*Requirement:* From the entries below, extract every line that includes the word "with".

-- BEGIN Material to process --

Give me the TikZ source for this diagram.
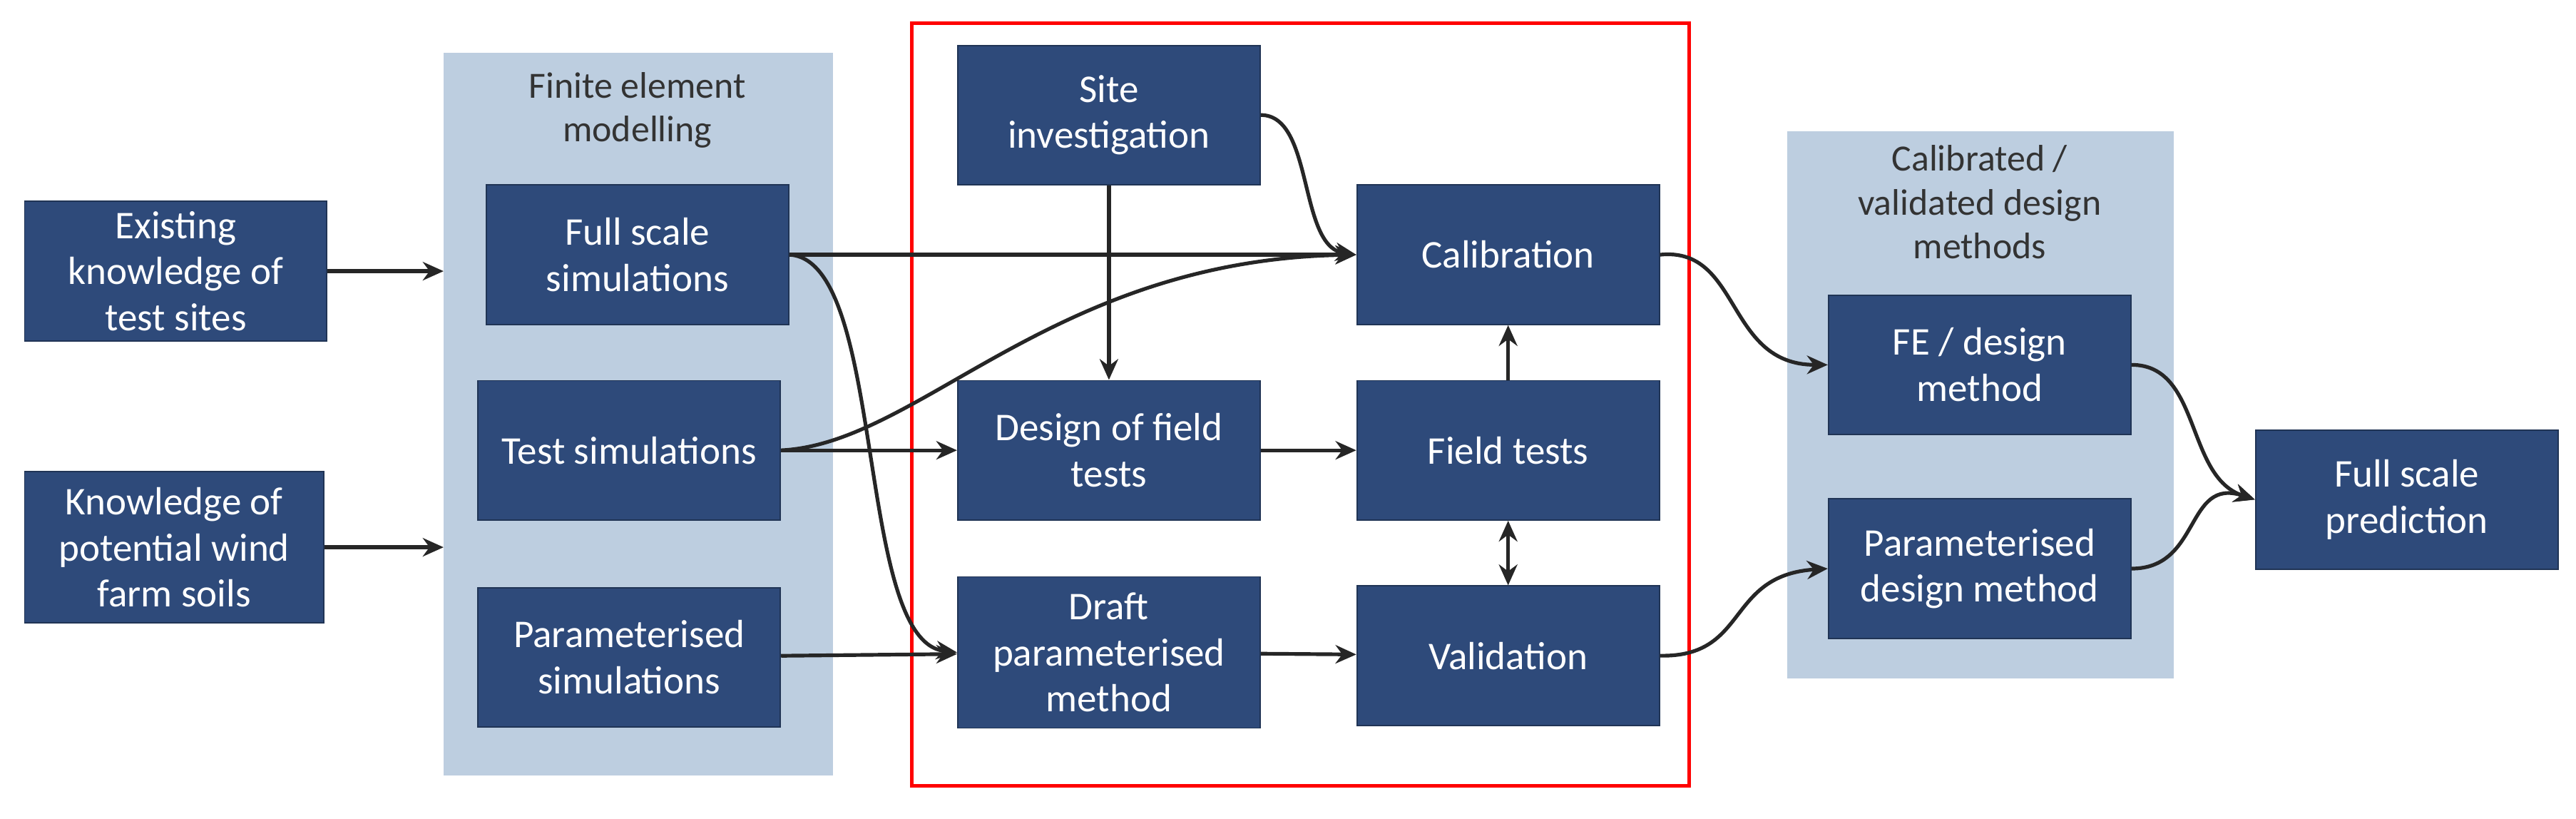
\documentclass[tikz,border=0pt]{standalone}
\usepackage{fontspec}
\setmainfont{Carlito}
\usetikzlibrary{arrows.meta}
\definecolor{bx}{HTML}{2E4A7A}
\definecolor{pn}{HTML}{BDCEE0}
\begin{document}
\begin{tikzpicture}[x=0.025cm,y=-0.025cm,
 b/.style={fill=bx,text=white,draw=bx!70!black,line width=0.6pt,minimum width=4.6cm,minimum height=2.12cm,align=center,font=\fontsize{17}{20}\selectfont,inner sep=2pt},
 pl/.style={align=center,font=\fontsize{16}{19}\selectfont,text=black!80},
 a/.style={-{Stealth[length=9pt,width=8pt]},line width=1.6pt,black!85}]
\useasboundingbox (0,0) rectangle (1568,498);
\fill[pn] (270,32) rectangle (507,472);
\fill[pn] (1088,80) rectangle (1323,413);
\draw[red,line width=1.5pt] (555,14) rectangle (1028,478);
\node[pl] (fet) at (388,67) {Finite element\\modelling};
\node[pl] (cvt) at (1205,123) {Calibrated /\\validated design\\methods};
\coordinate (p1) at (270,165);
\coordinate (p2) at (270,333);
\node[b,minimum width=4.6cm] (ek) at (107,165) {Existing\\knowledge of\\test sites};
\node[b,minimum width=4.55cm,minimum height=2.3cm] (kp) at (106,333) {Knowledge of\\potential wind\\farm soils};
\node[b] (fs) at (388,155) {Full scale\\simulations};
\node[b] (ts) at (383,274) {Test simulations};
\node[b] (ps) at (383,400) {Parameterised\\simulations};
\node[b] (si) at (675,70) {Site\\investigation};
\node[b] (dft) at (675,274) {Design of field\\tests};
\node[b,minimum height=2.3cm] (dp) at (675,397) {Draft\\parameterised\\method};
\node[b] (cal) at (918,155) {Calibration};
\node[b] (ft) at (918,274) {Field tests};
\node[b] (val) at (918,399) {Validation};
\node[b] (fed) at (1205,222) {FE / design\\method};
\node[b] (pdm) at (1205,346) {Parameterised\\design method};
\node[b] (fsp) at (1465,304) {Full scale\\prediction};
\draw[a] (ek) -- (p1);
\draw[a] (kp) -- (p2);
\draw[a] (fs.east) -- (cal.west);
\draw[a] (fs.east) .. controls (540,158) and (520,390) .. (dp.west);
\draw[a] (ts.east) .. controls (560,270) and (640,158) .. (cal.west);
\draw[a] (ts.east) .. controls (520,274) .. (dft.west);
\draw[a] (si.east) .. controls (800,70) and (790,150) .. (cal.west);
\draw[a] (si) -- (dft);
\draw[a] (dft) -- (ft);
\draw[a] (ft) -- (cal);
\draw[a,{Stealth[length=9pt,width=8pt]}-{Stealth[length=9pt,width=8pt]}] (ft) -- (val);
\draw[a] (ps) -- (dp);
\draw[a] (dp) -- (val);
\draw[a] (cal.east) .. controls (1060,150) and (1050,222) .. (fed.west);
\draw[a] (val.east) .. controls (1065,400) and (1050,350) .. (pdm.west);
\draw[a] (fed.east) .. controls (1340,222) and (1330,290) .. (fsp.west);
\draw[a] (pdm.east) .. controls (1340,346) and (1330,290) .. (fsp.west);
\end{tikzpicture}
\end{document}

-- END Material to process --
-- BEGIN Material to process --

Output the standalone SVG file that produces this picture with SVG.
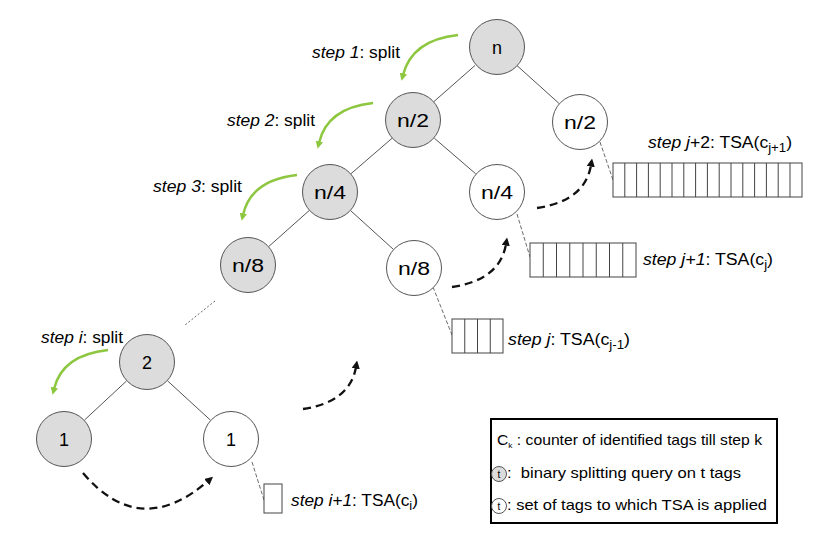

-- END Material to process --
-- BEGIN Material to process --

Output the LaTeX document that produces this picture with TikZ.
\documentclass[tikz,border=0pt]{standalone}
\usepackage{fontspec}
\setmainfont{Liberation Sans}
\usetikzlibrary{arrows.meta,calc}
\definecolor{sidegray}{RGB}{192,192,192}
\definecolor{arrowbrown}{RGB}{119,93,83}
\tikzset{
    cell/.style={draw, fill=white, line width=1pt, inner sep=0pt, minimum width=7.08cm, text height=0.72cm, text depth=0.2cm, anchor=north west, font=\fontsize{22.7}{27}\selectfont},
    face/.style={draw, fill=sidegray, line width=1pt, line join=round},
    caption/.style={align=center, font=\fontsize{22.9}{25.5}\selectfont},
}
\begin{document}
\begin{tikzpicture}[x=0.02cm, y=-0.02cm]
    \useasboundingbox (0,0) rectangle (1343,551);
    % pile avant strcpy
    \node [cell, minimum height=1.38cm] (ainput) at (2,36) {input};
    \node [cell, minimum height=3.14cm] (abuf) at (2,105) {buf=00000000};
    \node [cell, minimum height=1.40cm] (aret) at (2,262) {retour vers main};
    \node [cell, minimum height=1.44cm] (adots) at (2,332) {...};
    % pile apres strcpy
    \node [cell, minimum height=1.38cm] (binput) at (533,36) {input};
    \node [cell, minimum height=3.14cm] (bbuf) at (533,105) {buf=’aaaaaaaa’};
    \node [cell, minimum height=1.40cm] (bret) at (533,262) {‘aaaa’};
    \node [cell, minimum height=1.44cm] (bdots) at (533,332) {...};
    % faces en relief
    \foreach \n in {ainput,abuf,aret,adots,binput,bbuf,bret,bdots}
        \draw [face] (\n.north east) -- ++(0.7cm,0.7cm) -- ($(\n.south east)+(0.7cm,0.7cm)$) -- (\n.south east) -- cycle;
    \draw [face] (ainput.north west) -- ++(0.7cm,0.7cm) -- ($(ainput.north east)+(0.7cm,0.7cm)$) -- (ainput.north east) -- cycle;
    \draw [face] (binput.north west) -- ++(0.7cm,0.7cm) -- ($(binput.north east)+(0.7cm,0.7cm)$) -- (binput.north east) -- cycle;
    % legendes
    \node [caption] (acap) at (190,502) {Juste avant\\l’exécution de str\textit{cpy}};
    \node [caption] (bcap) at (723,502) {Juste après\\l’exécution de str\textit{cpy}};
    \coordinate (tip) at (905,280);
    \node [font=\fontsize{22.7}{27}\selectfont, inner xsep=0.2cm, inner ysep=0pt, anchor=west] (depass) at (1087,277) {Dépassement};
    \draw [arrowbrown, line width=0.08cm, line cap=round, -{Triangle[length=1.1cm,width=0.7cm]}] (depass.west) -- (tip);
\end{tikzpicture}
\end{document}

-- END Material to process --

*Output:*
Output the standalone SVG file that produces this picture with SVG.
Output the LaTeX document that produces this picture with TikZ.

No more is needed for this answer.